Esta pregunta es necesaria, hoy más que nunca, cuando tantas personas están sintiendo temor y angustia; pocas están procesándolo adecuadamente, y muchas más de lo que sería deseable lo están haciendo crecer como la espuma.
Según el enfoque y la perspectiva, el miedo es considerado una reacción, una sensación, un sentimiento o una emoción. Esta vez, no nos vamos a detener en definirlo.
Asumamos, más bien, el criterio unánime de que el miedo es primario; nos remonta a estadios arcaicos propios y de la humanidad entera; en cierta medida, es útil pero, por ser generalmente desproporcionado y alimentado por experiencias previas no resueltas, pronto deja de ser constructivo y nos suele hacer mucho daño.
Dicho esto, lo primero es preguntarnos y respondernos con franqueza: ¿Cómo es el miedo que sentimos hoy? ¿En qué se basa? ¿Qué tamaño tiene? ¿Nos ayuda a crear o es destructivo? ¿Nos impulsa o nos detiene? ¿Qué hacemos para afrontarlo, nombrarlo, superarlo, integrarlo o transformarlo en otra cosa?
Las respuestas a esas preguntas nos servirán no solo para dar (pues no deben ser enfocadas desde el “deber ser”, la moral, la errónea noción de éxito, los laberintos de la falsa espiritualidad), sino -primero y con urgencia- para pedir y recibir (compañía, contención, apoyo, asesoramiento, ayuda profesional o lo que necesitemos). Solo si estamos bien nosotros podremos ser nutritivos, contributivos e inspiradores.
Es por eso que empiezo por invitarlos a reconocer su miedo y a procesarlo, para que no cause daños mayores y deje de “viralizarse”. Luego, les insto a no alimentarlo con malas noticias, a no rumiarlo en las redes sociales, a no combinarlo con resentimiento y odio, a no hacer que mute en violencia… en fin, a transformarlo en algo positivo, asertivo y resiliente.

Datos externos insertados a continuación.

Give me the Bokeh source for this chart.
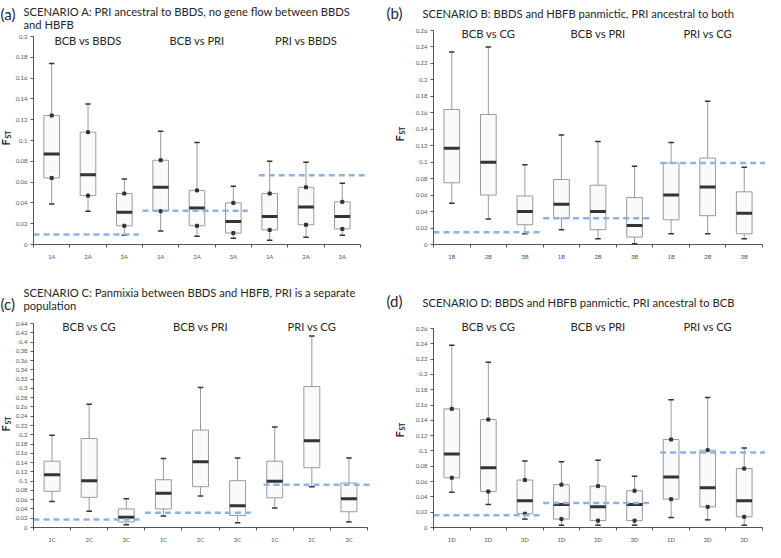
import math
from bokeh.plotting import figure
from bokeh.layouts import gridplot
from bokeh.models import Range1d, FixedTicker, CustomJSTickFormatter, Label, ColumnDataSource
from bokeh.embed import file_html
from bokeh.resources import INLINE

# ---------------- data ----------------
GROUPS_A = ["BCB vs BBDS", "BCB vs PRI", "PRI vs BBDS"]
GROUPS_BCD = ["BCB vs CG", "BCB vs PRI", "PRI vs CG"]

A_TICKS = ["1A", "2A", "3A", "1A", "2A", "3A", "1A", "2A", "3A"]
A_LO  = [0.039, 0.032, 0.009, 0.013, 0.008, 0.006, 0.004, 0.007, 0.009]
A_Q1  = [0.064, 0.047, 0.018, 0.032, 0.018, 0.011, 0.014, 0.019, 0.015]
A_MED = [0.087, 0.067, 0.031, 0.055, 0.035, 0.022, 0.027, 0.036, 0.027]
A_Q3  = [0.124, 0.108, 0.049, 0.081, 0.052, 0.040, 0.049, 0.055, 0.041]
A_HI  = [0.174, 0.135, 0.063, 0.109, 0.098, 0.056, 0.080, 0.079, 0.059]
A_NULL = [0.0095, 0.0325, 0.0665]

B_TICKS = ["1B", "2B", "3B", "1B", "2B", "3B", "1B", "2B", "3B"]
B_LO  = [0.050, 0.031, 0.013, 0.018, 0.007, 0.001, 0.013, 0.013, 0.007]
B_Q1  = [0.075, 0.060, 0.024, 0.032, 0.018, 0.009, 0.030, 0.035, 0.013]
B_MED = [0.117, 0.100, 0.040, 0.049, 0.040, 0.023, 0.060, 0.070, 0.038]
B_Q3  = [0.164, 0.158, 0.059, 0.079, 0.072, 0.057, 0.099, 0.105, 0.064]
B_HI  = [0.234, 0.240, 0.097, 0.133, 0.125, 0.095, 0.124, 0.174, 0.094]
B_NULL = [0.015, 0.032, 0.099]

C_TICKS = ["1C", "2C", "3C", "1C", "2C", "3C", "1C", "2C", "3C"]
C_LO  = [0.056, 0.035, 0.006, 0.025, 0.068, 0.010, 0.042, 0.088, 0.012]
C_Q1  = [0.078, 0.065, 0.012, 0.040, 0.088, 0.026, 0.064, 0.129, 0.034]
C_MED = [0.114, 0.101, 0.022, 0.074, 0.142, 0.047, 0.100, 0.187, 0.062]
C_Q3  = [0.143, 0.192, 0.040, 0.103, 0.210, 0.101, 0.143, 0.304, 0.096]
C_HI  = [0.199, 0.266, 0.062, 0.149, 0.302, 0.150, 0.217, 0.413, 0.150]
C_NULL = [0.017, 0.032, 0.092]

D_TICKS = ["1D", "2D", "3D", "1D", "2D", "3D", "1D", "2D", "3D"]
D_LO  = [0.046, 0.030, 0.011, 0.003, 0.003, 0.003, 0.013, 0.010, 0.003]
D_Q1  = [0.065, 0.047, 0.018, 0.011, 0.009, 0.009, 0.037, 0.027, 0.014]
D_MED = [0.096, 0.078, 0.035, 0.030, 0.027, 0.030, 0.066, 0.052, 0.035]
D_Q3  = [0.155, 0.141, 0.062, 0.056, 0.054, 0.048, 0.115, 0.101, 0.077]
D_HI  = [0.238, 0.216, 0.087, 0.086, 0.088, 0.067, 0.167, 0.170, 0.104]
D_NULL = [0.016, 0.032, 0.098]

FONT = "Lato"
TXT = "#262626"


def make_panel(letter, title_lines, groups, ticks, lo, q1, med, q3, hi, null, ymax,
               W, H, pxL, pxR, pyT, pyB, letter_pos, title_pos, title_dy,
               group_y, fst_pos, dots):
    sx = 9.0 / (pxR - pxL)
    sy = ymax / (pyB - pyT)
    x_lo = -pxL * sx
    x_hi = 9 + (W - pxR) * sx
    y_lo = -(H - pyB) * sy
    y_hi = ymax + pyT * sy
    p = figure(width=W, height=H, output_backend="svg", toolbar_location=None,
               x_range=Range1d(x_lo, x_hi), y_range=Range1d(y_lo, y_hi), min_border=0)
    p.outline_line_color = None
    p.background_fill_color = "white"
    p.border_fill_color = "white"
    p.xgrid.visible = False
    p.ygrid.visible = False

    n = len(med)
    xs = [i + 0.5 for i in range(n)]
    bw = 0.43
    cw = 0.075
    src = ColumnDataSource(dict(x=xs, lo=lo, q1=q1, med=med, q3=q3, hi=hi,
                                xl=[x - bw / 2 for x in xs], xr=[x + bw / 2 for x in xs],
                                cl=[x - cw for x in xs], cr=[x + cw for x in xs]))
    p.segment(x0="x", y0="lo", x1="x", y1="hi", source=src, line_color="#9a9a9a", line_width=1)
    p.vbar(x="x", width=bw, bottom="q1", top="q3", source=src, fill_color="#fafafa",
           line_color="#9a9a9a", line_width=1)
    p.segment(x0="xl", y0="med", x1="xr", y1="med", source=src, line_color="#333333", line_width=3)
    p.segment(x0="cl", y0="lo", x1="cr", y1="lo", source=src, line_color="#333333", line_width=1.5)
    p.segment(x0="cl", y0="hi", x1="cr", y1="hi", source=src, line_color="#333333", line_width=1.5)
    if dots:
        p.scatter(x="x", y="q1", source=src, marker="square", size=3, color="#333333")
        p.scatter(x="x", y="q3", source=src, marker="square", size=3, color="#333333")

    nx0 = [0.0, 3.0, 6.2]
    nx1 = [2.9, 5.9, 9.12]
    p.segment(x0=nx0, y0=null, x1=nx1, y1=null, line_color="#8db3e2", line_width=2.5,
              line_dash="6 4")

    nt = int(round(ymax / 0.02))
    yt = [round(k * 0.02, 2) for k in range(nt + 1)]
    ya = p.yaxis[0]
    ya.fixed_location = 0
    ya.bounds = (0, ymax)
    ya.ticker = FixedTicker(ticks=yt)
    ya.formatter = CustomJSTickFormatter(code="return (Math.round(tick*100)/100).toString();")
    ya.major_label_text_font_size = "6px"
    ya.major_label_text_color = "#555555"
    ya.major_label_text_font = FONT
    ya.major_tick_out = 3
    ya.major_tick_in = 0
    ya.minor_tick_out = 0
    ya.minor_tick_in = 0
    ya.axis_line_color = "#555555"
    ya.major_tick_line_color = "#555555"
    ya.major_label_standoff = 3

    xa = p.xaxis[0]
    xa.fixed_location = 0
    xa.bounds = (0, 9)
    xa.ticker = FixedTicker(ticks=xs, minor_ticks=list(range(n + 1)))
    xa.major_label_overrides = {x: t for x, t in zip(xs, ticks)}
    xa.major_label_text_font_size = "6px"
    xa.major_label_text_color = "#555555"
    xa.major_label_text_font = FONT
    xa.major_tick_out = 0
    xa.major_tick_in = 0
    xa.minor_tick_out = 3
    xa.minor_tick_in = 0
    xa.minor_tick_line_color = "#555555"
    xa.axis_line_color = "#555555"
    xa.major_label_standoff = 5

    def txt(fx, fy, text, size, style="normal", align="left", baseline="alphabetic",
            angle=0.0, color=TXT):
        p.add_layout(Label(x=0, y=ymax, x_units="data", y_units="data",
                           x_offset=fx - pxL, y_offset=pyT - fy, text=text,
                           text_font=FONT, text_font_size=size, text_font_style=style,
                           text_align=align, text_baseline=baseline, angle=angle,
                           text_color=color))

    txt(letter_pos[0], letter_pos[1], letter, "15px")
    for i, line in enumerate(title_lines):
        txt(title_pos[0], title_pos[1] + i * title_dy, line, "11.2px")
    fw = pxR - pxL
    for g, name in enumerate(groups):
        cx = pxL + (g * 3 + 1.5) / 9 * fw
        txt(cx, group_y, name, "11.2px", align="center")
    fx, fy = fst_pos
    txt(fx, fy, "F", "11px", style="bold", align="center", baseline="middle", angle=math.pi / 2)
    txt(fx + 2, fy - 8, "ST", "7px", style="bold", align="center", baseline="middle",
        angle=math.pi / 2)
    return p


pA = make_panel("(a)", ["SCENARIO A: PRI ancestral to BBDS, no gene flow between BBDS", "and HBFB"],
                GROUPS_A, A_TICKS, A_LO, A_Q1, A_MED, A_Q3, A_HI, A_NULL, 0.2,
                382, 268, 33, 360, 36, 244, (0, 13), (23, 11), 13, 40, (5, 142), True)
pB = make_panel("(b)", ["SCENARIO B: BBDS and HBFB panmictic, PRI ancestral to both"],
                GROUPS_BCD, B_TICKS, B_LO, B_Q1, B_MED, B_Q3, B_HI, B_NULL, 0.26,
                383, 268, 51, 380, 30, 244, (4, 12), (40, 13), 13, 33, (17, 138), False)
pC = make_panel("(c)", ["SCENARIO C: Panmixia between BBDS and HBFB, PRI is a separate", "population"],
                GROUPS_BCD, C_TICKS, C_LO, C_Q1, C_MED, C_Q3, C_HI, C_NULL, 0.44,
                382, 274, 33, 367, 55, 259, (0, 35), (23, 24), 13, 58, (5, 160), False)
pD = make_panel("(d)", ["SCENARIO D: BBDS and HBFB panmictic, PRI ancestral to BCB"],
                GROUPS_BCD, D_TICKS, D_LO, D_Q1, D_MED, D_Q3, D_HI, D_NULL, 0.26,
                383, 274, 51, 380, 60, 259, (4, 32), (40, 34), 13, 58, (17, 166), True)

grid = gridplot([[pA, pB], [pC, pD]], toolbar_location=None)
open("out.html", "w").write(file_html(grid, INLINE))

¿Cómo hablamos con nuestros hijos e hijas?
¿Recuerdan cuando a nosotros nos decían que debemos comer la sopa porque tenemos la suerte de tener comida mientras otros millones de niños en África se mueren de hambre?
Puedo afirmar, sin temor a equivocarme, que ese “argumento” nos llenó de culpa sin alimentar en nada nuestra conciencia social, nuestra capacidad de elección, una postura bien informada y crítica ante problemas estructurales sobre los que tenemos responsabilidad, pero no culpa.
En esos tiempos de infancia, a nosotros nos hablaban de niños desconocidos, de un continente lejano y ajeno; mientras que nuestros hijos e hijas están viendo amenazas muy cercanas y bastante más probables. No provoquemos en ellos mayores distorsiones de la realidad con nuestras amenazas.
Es momento de ayudarlos a ser prudentes, no temerosos; a conectarse con el amor, no con el miedo; a ser activos, no pasivos, no huidizos; a ser actores sociales desde el discernimiento.
Debemos invitarles a descubrir los “antídotos” contra el miedo; por ejemplo: la certeza de estar juntos ante las adversidades, la fuerza interior que puede brotar y transformar la realidad, la posibilidad cierta de tomar buenas decisiones y hacer adecuadas elecciones, el derecho a cuidarse y ser protegidos.
Efectivamente, las personas adultas debemos dar criterios de realidad a los más jóvenes, pero también debemos darles posibilidades de soñar, crear y tomar el control paulatino de sus vidas. Hacerlo es una obligación, un compromiso y un regalo invaluable. ¿Quieres darles ese regalo a tus hijos?